ПОЧТИ все, что в последнее время нравится в театре, вызывает и смех, и слезы одновременно. Когда пафоса далеко не сто процентов, но и стеба не чрезмерно. Норвежский спектакль "Там" - трагикомедия чистой воды. Режиссер, хореограф и художник спектакля Йо Стромгрен придумал, а артисты "Йо Стромгрен компани" исполнили нечто, смешанное из "здоровой примеси нордической скабрезности" (цитирую западную критику), театра абсурда, иронически препарированных стереотипов "ихнего" восприятия нас и гуманитарной нежности сытых европейцев к сирым и убогим. Норвежцы приехали в Москву, чтобы сказать: восток Европы - место, где живут косноязычные, нелепые и именно поэтому очень симпатичные люди.
...В этом джазе только юноши - универсальные артисты (поют, танцуют, терзают музыкальные инструменты). Команда музыкальных эксцентриков разыгрывает клоунаду под названием "жизнь". Их четверо. Три Бима и один Бом. Или наоборот. А может быть, три умных брата, а четвертый - Иван-дурак. Кто они - неясно и совсем не важно. Между собой говорят на языке, который поначалу кажется южнославянским, потом - тарабарским. В программке они названы "диссидентами, оказавшимися не у дел" где-то в мире после распада СССР и соцлагеря. Диссиденты ли, или просто люди - на самом деле опять-таки не важно. Испытывать внутренний дискомфорт могут не только борцы с режимами. Впрочем, такие борцы сейчас более других не у дел. Все, что им осталось, - это нырять в бесконечных перепадах настроения, почесывать интеллигентские бороды и орать благим матом, когда душа горит. Один персонаж очень похож на знаменитого художника Зверева. И рычит, как зверь.
С криков спектакль начинается. Звуками ностальгической трубы, на которой наигрывает один из героев, заканчивается. В промежутке из старенького лампового радио звучит "Калинка-малинка", "Гори, гори, любовь цыганки", "Колокольчики мои, цветики степные" и Вертинский. Чуть что - герои бросаются к приемнику. Радио - здешний центр мироздания, от него нисходит благодать. Эта любовь навеки не ржавеет с тех времен, когда диссиденты ехидно шутили: правду-матку на Руси режет только Би-би-си. Музыка звучит вперемежку с обрывками разговорных передач, в которых периодически возникает имя: Андрей Тарковский. И одна из мизансцен (кто-то припадает к коленям кого-то) восходит к финалу "Соляриса", когда отец Криса обнимает его по мотивам рембрандтовского "Блудного сына".

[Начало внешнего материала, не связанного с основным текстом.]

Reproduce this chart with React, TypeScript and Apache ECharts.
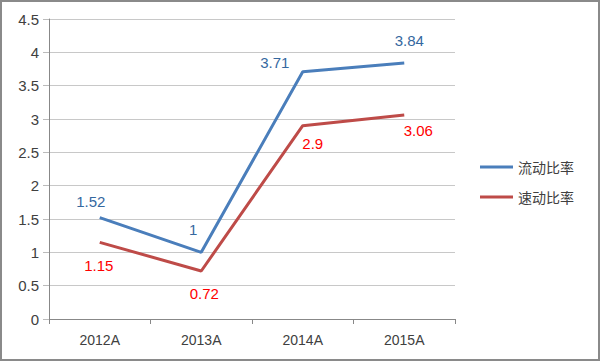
import React, { useEffect, useRef } from "react";
import * as echarts from "echarts";

const categories = ["2012A", "2013A", "2014A", "2015A"];
const currentRatio = [1.52, 1, 3.71, 3.84];
const quickRatio = [1.15, 0.72, 2.9, 3.06];
const seriesNames = ["流动比率", "速动比率"];
const seriesColors = ["#4a7ebb", "#be4b48"];

const FONT = "'Liberation Sans', 'Noto Sans CJK SC', sans-serif";

export default function App() {
  const ref = useRef<HTMLDivElement>(null);
  useEffect(() => {
    const chart = echarts.init(ref.current!, undefined, { renderer: "svg" });
    const blueOffsets: any = { 0: [-9, 0], 1: [-8, -6], 2: [-28, 7], 3: [5, -6] };
    const redOffsets: any = { 0: [-1, 5], 1: [3, 4], 2: [10, -1], 3: [14, -3] };
    chart.setOption({
      animation: false,
      textStyle: { fontFamily: FONT },
      grid: { left: 49, right: 145, top: 19, bottom: 42 },
      legend: {
        orient: "vertical",
        left: 475,
        top: 155,
        itemWidth: 33,
        itemHeight: 3,
        itemGap: 16,
        icon: "rect",
        textStyle: { fontSize: 14, color: "#404040", fontFamily: "'Noto Sans CJK SC', sans-serif" },
        data: seriesNames.map((n, i) => ({ name: n, itemStyle: { color: seriesColors[i], opacity: 1 } })),
      },
      xAxis: {
        type: "category",
        data: categories,
        boundaryGap: true,
        axisLine: { lineStyle: { color: "#888", width: 1 } },
        axisTick: { show: true, length: 5, lineStyle: { color: "#888" } },
        axisLabel: { fontSize: 14, color: "#404040", margin: 14 },
      },
      yAxis: {
        type: "value",
        min: 0,
        max: 4.5,
        interval: 0.5,
        axisLine: { show: true, lineStyle: { color: "#888" } },
        axisTick: { show: true, length: 6, lineStyle: { color: "#bbb" } },
        splitLine: { lineStyle: { color: "#c8c8c8" } },
        axisLabel: { fontSize: 15, color: "#404040", margin: 10 },
      },
      series: [
        {
          name: seriesNames[0],
          type: "line",
          data: currentRatio.map((v, i) => ({
            value: v,
            label: blueOffsets[i] ? { offset: blueOffsets[i] } : undefined,
          })),
          symbol: "circle",
          symbolSize: 2,
          showSymbol: true,
          itemStyle: { color: "rgba(0,0,0,0)", borderWidth: 0 },
          lineStyle: { width: 3, color: seriesColors[0] },
          label: { show: true, position: "top", distance: 8, fontSize: 15, color: "#35689f", opacity: 1 },
        },
        {
          name: seriesNames[1],
          type: "line",
          data: quickRatio.map((v, i) => ({
            value: v,
            label: redOffsets[i] ? { offset: redOffsets[i] } : undefined,
          })),
          symbol: "circle",
          symbolSize: 2,
          showSymbol: true,
          itemStyle: { color: "rgba(0,0,0,0)", borderWidth: 0 },
          lineStyle: { width: 3, color: seriesColors[1] },
          label: { show: true, position: "bottom", distance: 10, fontSize: 15, color: "#ff0000", opacity: 1 },
        },
      ],
    });
    return () => chart.dispose();
  }, []);
  return (
    <div
      style={{
        position: "fixed",
        left: 0,
        top: 0,
        width: 600,
        height: 361,
        boxSizing: "border-box",
        border: "2px solid #8a8a8a",
        background: "#fff",
      }}
    >
      <div ref={ref} style={{ position: "absolute", left: -2, top: -2, width: 600, height: 361 }} />
    </div>
  );
}
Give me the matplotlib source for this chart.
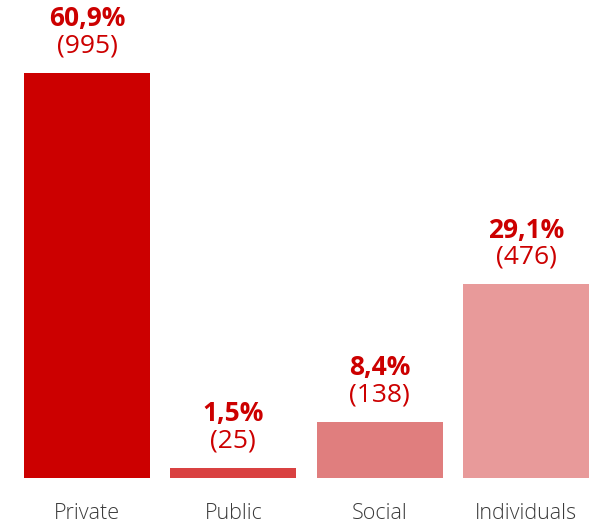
import matplotlib
matplotlib.use("Agg")
import matplotlib.pyplot as plt

plt.rcParams['font.family'] = ['Open Sans', 'DejaVu Sans']

categories = ['Private', 'Public', 'Social', 'Individuals']
shares = [60.9, 1.5, 8.4, 29.1]
counts = [995, 25, 138, 476]
share_labels = ['60,9%', '1,5%', '8,4%', '29,1%']
colors = ['#cc0000', '#d94141', '#e07e7e', '#e89a9a']
red = '#cc0000'

fig = plt.figure(figsize=(5.95, 5.24), dpi=100)
ax = fig.add_axes([24 / 595, (524 - 478) / 524, 565 / 595, 405 / 524])

x = range(len(categories))
ax.bar(x, shares, width=0.861, color=colors)
ax.set_xlim(-0.4305, 3.4305)
ax.set_ylim(0, 60.9)

# share in bold with the count in brackets just underneath
for i, (s, c, lab) in enumerate(zip(shares, counts, share_labels)):
    ax.annotate('(%d)' % c, (i, s), xytext=(0, 19.5), textcoords='offset points',
                ha='center', va='center', fontsize=19, color=red, clip_on=False)
    ax.annotate(lab, (i, s), xytext=(0, 39), textcoords='offset points',
                ha='center', va='center', fontsize=19, fontweight='bold',
                color=red, clip_on=False)

ax.set_xticks(list(x))
ax.set_xticklabels(categories, fontsize=15.5, color='#3a3a3a', fontweight='light')
ax.tick_params(axis='x', length=0, pad=18)
ax.set_yticks([])
for sp in ax.spines.values():
    sp.set_visible(False)

fig.savefig('out.png', dpi=100)
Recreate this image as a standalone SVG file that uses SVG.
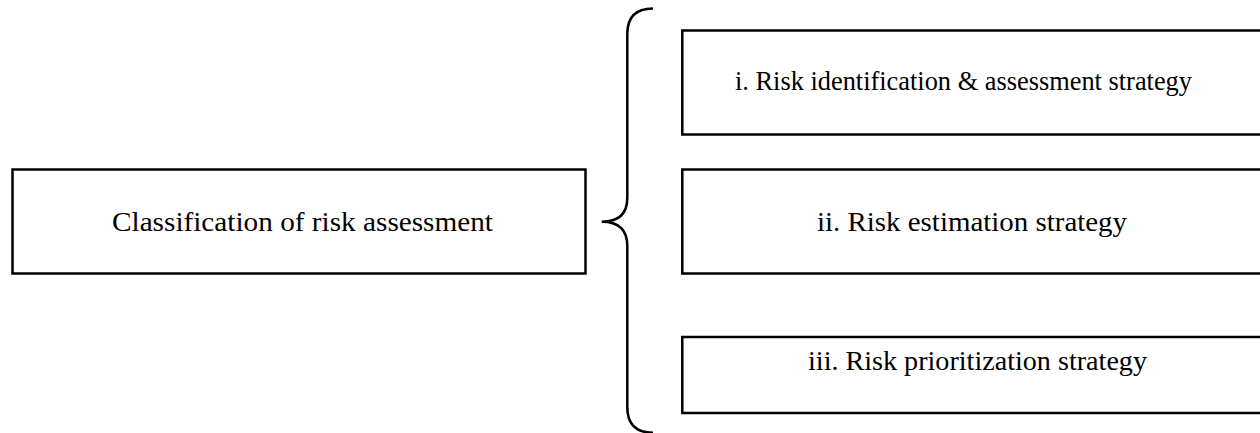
<svg xmlns="http://www.w3.org/2000/svg" width="1260" height="433" viewBox="0 0 1260 433">
<style>
.box{fill:#fff;stroke:#000;stroke-width:2.5}
.t{font-family:"Liberation Serif","Times New Roman",serif;font-size:28px;fill:#000}
.brace{fill:none;stroke:#000;stroke-width:2.5}
</style>
<rect width="1260" height="433" fill="#fff"/>
<g id="main">
<rect class="box" x="12.5" y="169.5" width="573" height="104"/>
<text class="t" x="112" y="231" textLength="381" lengthAdjust="spacingAndGlyphs">Classification of risk assessment</text>
</g>
<g id="connectors">
<path class="brace" d="M653,8.5 Q627.3,8.5 627.3,34 L627.3,198 Q627.3,221.7 601.7,221.7 Q627.3,221.7 627.3,246 L627.3,407 Q627.3,432.7 653,432.7"/>
</g>
<g id="item1">
<rect class="box" x="682.3" y="30.5" width="600" height="104"/>
<text class="t" x="735" y="90" textLength="457" lengthAdjust="spacingAndGlyphs">i. Risk identification &amp; assessment strategy</text>
</g>
<g id="item2">
<rect class="box" x="682.3" y="169.5" width="600" height="104"/>
<text class="t" x="817" y="231" textLength="310" lengthAdjust="spacingAndGlyphs">ii. Risk estimation strategy</text>
</g>
<g id="item3">
<rect class="box" x="682.3" y="337" width="600" height="76"/>
<text class="t" x="808" y="370" textLength="339" lengthAdjust="spacingAndGlyphs">iii. Risk prioritization strategy</text>
</g>
</svg>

Жизнь этих парней проходит на чемоданах и огромных ящиках, которые вынимаются один из другого. Как русская матрешка. В коробках лежат иконы, саксофон и старый пиджак. Когда хор поет "Где же вы теперь, друзья-однополчане" - ящики превращаются в могилы, над которыми скорбно склоняют головы. Сразу, без перерыва - все толкаются, дерутся, плюются, играют в прятки, тычут друг в друга пальцами. И пляшут выморочный танец в минуту душевной невзгоды. Причем пляшут очень здорово. Иногда похоже на ансамбль "Березка", а то - на классический па-де-катр. Или на гоголевскую птицу-тройку.
В конце концов из ящиков сооружают поезд. И как будто едут. Тихая труба в финале звучит очень пронзительно. Как прощальный гудок паровоза. Понимаешь, почему "Там" - название спектакля. Там хорошо, где нас нет.